6 thoughts on “I love Brandmeister – Easy as Pie to manage Talk-Groups”

  1. The embedded video is working for me.

    So with all of the advantages of BM in mind, why do people continue to settle for the K4USD network? It sounds like management is all done by one person, and it is a hassle for him to make changes on the fly. And why the MNDMR c-bridge as well? It would be great if we could all come together under one umbrella. There seems to be issues with some transmissions from Buck Hill not getting through to Brandmeister, I heard that this morning again, and transmissions through the Eden Prairie repeater seem to seldom go any farther than that single repeater.

    1. I know that Brandmeister will not forward traffic from Radio ID numbers that are not in their registry. Once an ID is issued from DMR-MARC, it can take another 24 hours before the Brandmeister database is updated… Could be minutes, could be another day afterwards.
      Yes, I would love to see the networks merge. I’m unable to support cBridge as they do not have technical capabilities to support Hot-Spots nor do they support Home-Brew or experimental connections. I like to tinker and want to see linking to other protocols, software based radios and interfaces, etc. The cBridge was designed for Motorola repeaters and there’s a license cost for every Motorola system that connects with it. K4USD provides this service at his own expense. The MNDMR folks I believe are at their license limit and would need to spend a little more cash to expand their license keys. I really feel Brandmeister is the future, but it may take a while for some to reach the same conclusion. It’s widely distributed and highly available in its design.

    2. “why do people continue to settle for the K4USD network? ”

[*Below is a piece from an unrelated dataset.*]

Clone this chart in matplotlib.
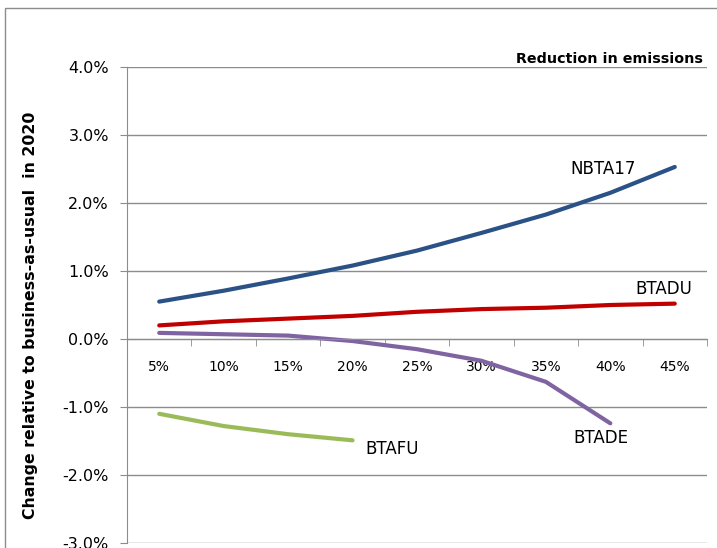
import numpy as np
import matplotlib.pyplot as plt
from matplotlib.patches import Rectangle

# Données (%)
categories = ['5%', '10%', '15%', '20%', '25%', '30%', '35%', '40%', '45%']
nbta17 = [0.55, 0.71, 0.89, 1.08, 1.30, 1.56, 1.83, 2.15, 2.53]
btadu = [0.20, 0.26, 0.30, 0.34, 0.40, 0.44, 0.46, 0.50, 0.52]
btade = [0.09, 0.07, 0.05, -0.03, -0.15, -0.32, -0.63, -1.24]
btafu = [-1.10, -1.28, -1.40, -1.49]
yticks = [-3, -2, -1, 0, 1, 2, 3, 4]

plt.rcParams['font.family'] = ['DejaVu Sans']

fig = plt.figure(figsize=(7.17, 5.48), dpi=100)
fig.patches.append(Rectangle((5 / 717, -0.1), 1.2, 1 - 8 / 548 + 0.1,
                             transform=fig.transFigure, fill=False,
                             edgecolor='#8c8c8c', linewidth=1))
ax = fig.add_axes([127 / 717, 5 / 548, 580 / 717, 476 / 548])

x = np.arange(len(categories))
lw = 3.0
ax.plot(x, nbta17, color='#2a5286', linewidth=lw, solid_capstyle='round')
ax.plot(x, btadu, color='#c00000', linewidth=lw, solid_capstyle='round')
ax.plot(x[:len(btade)], btade, color='#8064a2', linewidth=lw, solid_capstyle='round')
ax.plot(x[:len(btafu)], btafu, color='#9bbb59', linewidth=lw, solid_capstyle='round')

ax.text(6.88, 2.50, 'NBTA17', fontsize=12, ha='center', va='center')
ax.text(7.83, 0.73, 'BTADU', fontsize=12, ha='center', va='center')
ax.text(6.85, -1.45, 'BTADE', fontsize=12, ha='center', va='center')
ax.text(3.62, -1.62, 'BTAFU', fontsize=12, ha='center', va='center')

ax.set_xlim(-0.5, len(categories) - 0.5)
ax.set_ylim(-3, 4)
ax.set_yticks(yticks)
ax.set_yticklabels([f'{v:.1f}%' for v in yticks], fontsize=11.5)
ax.grid(axis='y', color='#8c8c8c', linewidth=1)
ax.set_axisbelow(True)

ax.set_xticks(x)
ax.set_xticklabels(categories, fontsize=11.5)
ax.set_xticks(np.arange(-0.5, len(categories)), minor=True)
ax.tick_params(axis='x', which='major', length=0, pad=15)
ax.tick_params(axis='x', which='minor', length=5, color='#8c8c8c', direction='out')
ax.tick_params(axis='y', length=5, color='#8c8c8c', pad=8)

for s in ['top', 'right']:
    ax.spines[s].set_visible(False)
ax.spines['bottom'].set_position(('data', 0))
ax.spines['bottom'].set_color('#8c8c8c')
ax.spines['left'].set_color('#8c8c8c')

fig.text(31 / 717, 1 - 315 / 548, 'Change relative to business-as-usual  in 2020',
         rotation=90, ha='center', va='center', fontsize=11.3, fontweight='bold')
fig.text(703 / 717, 1 - 63 / 548, 'Reduction in emissions',
         ha='right', va='baseline', fontsize=10.3, fontweight='bold')

fig.savefig('out.png', dpi=100)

      Usually there isn’t a need to make constant changes, so K4USD works pretty well. Lately there’s been a lot of “flux”: TS changes, FT to PTT, new TGs etc, but that won’t continue forever.
      The advantages of sticking with K4USD are minimal. There are a half-dozen TAC TGs that are exclusive to K4USD. But it also has rock-solid peer connections with many of the most popular networks.

      BM does have network issues not of their own making (e.g. malicious DDOS attacks) that a C-Bridge like K4USD wouldn’t be subject to. And you’ve already noticed that BM has intermittent problems with C-Bridge networks. Even if the blame isn’t on BM for that, C-Bridge networks (e.g. DMR-MARC) are still major players in the DMR world.

      As for the MNDMR C-Bridge, that was a solution in search of a problem, and even that network peers with BM for non-local TGs. The operators of that network wanted complete control and isolation.

      There’s always a strong impulse for uniformity, but there’s a certain flexibility that comes from having both options available. For example, devotees of N America can use K4USD repeaters when MN State is active, and TAC TG use is probably more reliable on a BM repeater. There are only two slots, and everybody can’t be pleased. But using different TS management strategies on different repeaters can please more people than an uniform approach would.

      As for the Eden Prairie repeater, that’s an experimental system. You shouldn’t expect the same performance from it as the other repeaters.

      I agree with Eric that BM is the future. BM has learned from the flaws of the C-Bridge approach, and created a better alternative. But we are in a period of transition between the two models, and I feel that a mixed approach is justified currently. Others will certainly disagree. But nobody is rejecting BM out-of-hand, and everybody is searching for the best way to make the potential of the mode available to the users.

  2. I’d like to comment on a few points.
    First the claim that the K4USD network isn’t subject to DoS (Denial of Service) attacks is simply false. Just because we haven’t seen the attacks yet doesn’t mean we are invulnerable to these. Brandmeister is widely distributed with repeater operators having a choice of places they can connect with identical services provided at any point. He’s a question, would you feel safer today giving your personal data and credit card details to Target (a huge company that’s had a major breach) or the Menard’s lumber store chain (who currently is a smaller target for hackers but has no recent or at least public experience defending from hackers). I know Target has a major uptake/upgrade on their technical capabilities, their budgets and priorities. Difficult question I’m sure. I at least food for thought.
    As to rock solid peer talk-group connections, Brandmeister is well connected and is very reliable between repeaters on the network. I do not recall any issues between hotspot connected nodes and repeaters on their network. There has been the occasional block on unrecognized or invalid user ids. That’s an intentional protection mechanism. As to K4USD and it’s connections with other networks, for example MNDMR and K4USD… Would we agree we have seen issues?
    The exclusive TAC channels exist because there have been multiple networks who extended the original list and there is overlap and disagreement about who is the official master. http://www.trbo.org/talkgroups/tac-list.html – You might also note that Brandmeister has literally hundreds of talk-groups not available on other networks. It also supports the dynamic use of any id number as a talk-group. Traffic on two repeaters creates a talk-group anyone can use.
    I’d like to see our community understand the complexity in our network and not simply blame another network when they see or look only at two end points and assume or ignore all the other working pieces in between. When a press of a button doesn’t make it into the speaker of a distant radio, was it the other repeaters network bridge or was it… The cellular modem, the internet connection, or interference on the transmitters radio link, the connection between the bridges on the same network or the connections from their network to the remote network, or the internet between those networks, or the remote networks bridge, was there a timeout on the talk-group, or the internet from that bridge to the receiver or the repeater itself, faults in any error correction protocols, the RF link, the receiver itself… Was the time-slot busy for a moment? Was the repeater sending it’s CW-ID and unable to play that stream for a moment? Any and all of those play a role.